## Start
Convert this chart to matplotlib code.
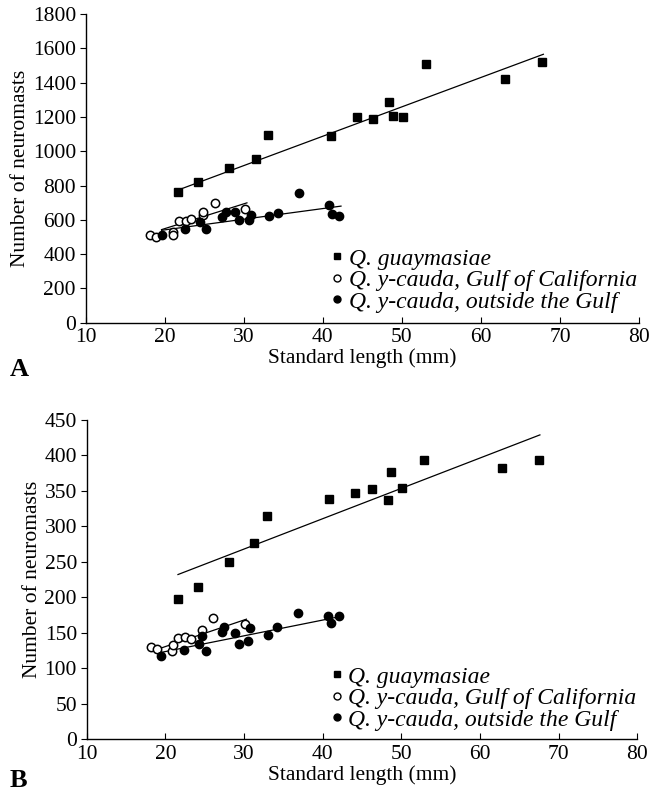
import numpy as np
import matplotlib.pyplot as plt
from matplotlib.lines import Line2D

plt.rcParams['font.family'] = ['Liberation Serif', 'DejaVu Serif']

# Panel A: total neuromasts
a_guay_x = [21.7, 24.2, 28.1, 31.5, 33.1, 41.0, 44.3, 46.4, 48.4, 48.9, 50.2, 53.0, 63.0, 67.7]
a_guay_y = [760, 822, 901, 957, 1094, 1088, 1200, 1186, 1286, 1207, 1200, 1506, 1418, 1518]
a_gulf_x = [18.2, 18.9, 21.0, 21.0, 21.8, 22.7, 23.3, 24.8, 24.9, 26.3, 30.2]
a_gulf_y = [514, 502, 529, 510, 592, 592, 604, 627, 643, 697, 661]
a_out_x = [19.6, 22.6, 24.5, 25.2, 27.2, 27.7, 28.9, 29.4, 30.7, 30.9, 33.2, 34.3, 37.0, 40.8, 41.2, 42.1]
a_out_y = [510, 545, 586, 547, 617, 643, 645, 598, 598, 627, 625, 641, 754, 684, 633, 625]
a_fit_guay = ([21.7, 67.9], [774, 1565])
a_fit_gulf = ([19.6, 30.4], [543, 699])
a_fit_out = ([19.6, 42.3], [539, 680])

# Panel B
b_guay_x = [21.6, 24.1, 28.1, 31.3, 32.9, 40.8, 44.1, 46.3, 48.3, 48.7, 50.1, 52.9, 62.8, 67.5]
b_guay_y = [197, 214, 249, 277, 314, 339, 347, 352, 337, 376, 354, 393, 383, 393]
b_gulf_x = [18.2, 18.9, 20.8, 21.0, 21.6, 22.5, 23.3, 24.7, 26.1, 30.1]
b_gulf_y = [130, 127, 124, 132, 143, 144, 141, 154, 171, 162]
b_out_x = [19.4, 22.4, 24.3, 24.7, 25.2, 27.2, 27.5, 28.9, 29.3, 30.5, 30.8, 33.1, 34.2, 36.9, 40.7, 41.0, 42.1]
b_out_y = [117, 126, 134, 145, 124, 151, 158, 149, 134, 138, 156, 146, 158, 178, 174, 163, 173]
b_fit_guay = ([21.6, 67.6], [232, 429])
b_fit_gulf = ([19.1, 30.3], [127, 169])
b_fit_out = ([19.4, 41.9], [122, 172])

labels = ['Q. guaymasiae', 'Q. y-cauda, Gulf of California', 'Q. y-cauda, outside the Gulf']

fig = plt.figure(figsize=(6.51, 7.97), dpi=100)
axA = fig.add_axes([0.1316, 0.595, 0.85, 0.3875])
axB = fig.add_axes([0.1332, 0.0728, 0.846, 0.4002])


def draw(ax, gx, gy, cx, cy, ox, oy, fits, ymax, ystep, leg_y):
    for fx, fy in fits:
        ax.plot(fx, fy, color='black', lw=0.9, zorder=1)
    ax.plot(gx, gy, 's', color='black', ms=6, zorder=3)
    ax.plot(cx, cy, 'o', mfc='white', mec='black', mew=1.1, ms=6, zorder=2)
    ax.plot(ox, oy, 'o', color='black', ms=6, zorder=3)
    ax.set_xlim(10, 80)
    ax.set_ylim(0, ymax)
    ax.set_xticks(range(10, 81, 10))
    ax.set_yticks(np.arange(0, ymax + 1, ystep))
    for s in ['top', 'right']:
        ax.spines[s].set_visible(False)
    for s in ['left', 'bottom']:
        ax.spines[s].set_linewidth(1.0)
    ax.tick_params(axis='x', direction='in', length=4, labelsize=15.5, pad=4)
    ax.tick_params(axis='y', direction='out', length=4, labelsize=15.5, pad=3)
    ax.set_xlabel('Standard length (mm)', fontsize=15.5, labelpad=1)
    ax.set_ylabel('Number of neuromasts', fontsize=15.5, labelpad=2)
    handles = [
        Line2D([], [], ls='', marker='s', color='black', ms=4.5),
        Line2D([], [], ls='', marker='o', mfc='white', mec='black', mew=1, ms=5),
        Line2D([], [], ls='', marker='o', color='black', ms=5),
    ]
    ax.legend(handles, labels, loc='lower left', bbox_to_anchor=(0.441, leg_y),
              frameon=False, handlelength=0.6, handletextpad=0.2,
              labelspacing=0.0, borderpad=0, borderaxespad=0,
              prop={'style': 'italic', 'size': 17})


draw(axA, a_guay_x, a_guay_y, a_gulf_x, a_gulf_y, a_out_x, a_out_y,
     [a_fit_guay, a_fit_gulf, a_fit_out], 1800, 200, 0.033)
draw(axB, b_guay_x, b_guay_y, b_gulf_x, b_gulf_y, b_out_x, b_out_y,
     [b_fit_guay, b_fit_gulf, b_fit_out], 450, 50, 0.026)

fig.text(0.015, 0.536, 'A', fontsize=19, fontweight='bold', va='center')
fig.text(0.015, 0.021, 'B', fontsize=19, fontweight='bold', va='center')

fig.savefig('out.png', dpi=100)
## End
_Do this_
Give the material again exactly as it is, but keep the pictures out.

_Exercise output_
Convert this chart to matplotlib code.
import numpy as np
import matplotlib.pyplot as plt
from matplotlib.lines import Line2D

plt.rcParams['font.family'] = ['Liberation Serif', 'DejaVu Serif']

# Panel A: total neuromasts
a_guay_x = [21.7, 24.2, 28.1, 31.5, 33.1, 41.0, 44.3, 46.4, 48.4, 48.9, 50.2, 53.0, 63.0, 67.7]
a_guay_y = [760, 822, 901, 957, 1094, 1088, 1200, 1186, 1286, 1207, 1200, 1506, 1418, 1518]
a_gulf_x = [18.2, 18.9, 21.0, 21.0, 21.8, 22.7, 23.3, 24.8, 24.9, 26.3, 30.2]
a_gulf_y = [514, 502, 529, 510, 592, 592, 604, 627, 643, 697, 661]
a_out_x = [19.6, 22.6, 24.5, 25.2, 27.2, 27.7, 28.9, 29.4, 30.7, 30.9, 33.2, 34.3, 37.0, 40.8, 41.2, 42.1]
a_out_y = [510, 545, 586, 547, 617, 643, 645, 598, 598, 627, 625, 641, 754, 684, 633, 625]
a_fit_guay = ([21.7, 67.9], [774, 1565])
a_fit_gulf = ([19.6, 30.4], [543, 699])
a_fit_out = ([19.6, 42.3], [539, 680])

# Panel B
b_guay_x = [21.6, 24.1, 28.1, 31.3, 32.9, 40.8, 44.1, 46.3, 48.3, 48.7, 50.1, 52.9, 62.8, 67.5]
b_guay_y = [197, 214, 249, 277, 314, 339, 347, 352, 337, 376, 354, 393, 383, 393]
b_gulf_x = [18.2, 18.9, 20.8, 21.0, 21.6, 22.5, 23.3, 24.7, 26.1, 30.1]
b_gulf_y = [130, 127, 124, 132, 143, 144, 141, 154, 171, 162]
b_out_x = [19.4, 22.4, 24.3, 24.7, 25.2, 27.2, 27.5, 28.9, 29.3, 30.5, 30.8, 33.1, 34.2, 36.9, 40.7, 41.0, 42.1]
b_out_y = [117, 126, 134, 145, 124, 151, 158, 149, 134, 138, 156, 146, 158, 178, 174, 163, 173]
b_fit_guay = ([21.6, 67.6], [232, 429])
b_fit_gulf = ([19.1, 30.3], [127, 169])
b_fit_out = ([19.4, 41.9], [122, 172])

labels = ['Q. guaymasiae', 'Q. y-cauda, Gulf of California', 'Q. y-cauda, outside the Gulf']

fig = plt.figure(figsize=(6.51, 7.97), dpi=100)
axA = fig.add_axes([0.1316, 0.595, 0.85, 0.3875])
axB = fig.add_axes([0.1332, 0.0728, 0.846, 0.4002])


def draw(ax, gx, gy, cx, cy, ox, oy, fits, ymax, ystep, leg_y):
    for fx, fy in fits:
        ax.plot(fx, fy, color='black', lw=0.9, zorder=1)
    ax.plot(gx, gy, 's', color='black', ms=6, zorder=3)
    ax.plot(cx, cy, 'o', mfc='white', mec='black', mew=1.1, ms=6, zorder=2)
    ax.plot(ox, oy, 'o', color='black', ms=6, zorder=3)
    ax.set_xlim(10, 80)
    ax.set_ylim(0, ymax)
    ax.set_xticks(range(10, 81, 10))
    ax.set_yticks(np.arange(0, ymax + 1, ystep))
    for s in ['top', 'right']:
        ax.spines[s].set_visible(False)
    for s in ['left', 'bottom']:
        ax.spines[s].set_linewidth(1.0)
    ax.tick_params(axis='x', direction='in', length=4, labelsize=15.5, pad=4)
    ax.tick_params(axis='y', direction='out', length=4, labelsize=15.5, pad=3)
    ax.set_xlabel('Standard length (mm)', fontsize=15.5, labelpad=1)
    ax.set_ylabel('Number of neuromasts', fontsize=15.5, labelpad=2)
    handles = [
        Line2D([], [], ls='', marker='s', color='black', ms=4.5),
        Line2D([], [], ls='', marker='o', mfc='white', mec='black', mew=1, ms=5),
        Line2D([], [], ls='', marker='o', color='black', ms=5),
    ]
    ax.legend(handles, labels, loc='lower left', bbox_to_anchor=(0.441, leg_y),
              frameon=False, handlelength=0.6, handletextpad=0.2,
              labelspacing=0.0, borderpad=0, borderaxespad=0,
              prop={'style': 'italic', 'size': 17})


draw(axA, a_guay_x, a_guay_y, a_gulf_x, a_gulf_y, a_out_x, a_out_y,
     [a_fit_guay, a_fit_gulf, a_fit_out], 1800, 200, 0.033)
draw(axB, b_guay_x, b_guay_y, b_gulf_x, b_gulf_y, b_out_x, b_out_y,
     [b_fit_guay, b_fit_gulf, b_fit_out], 450, 50, 0.026)

fig.text(0.015, 0.536, 'A', fontsize=19, fontweight='bold', va='center')
fig.text(0.015, 0.021, 'B', fontsize=19, fontweight='bold', va='center')

fig.savefig('out.png', dpi=100)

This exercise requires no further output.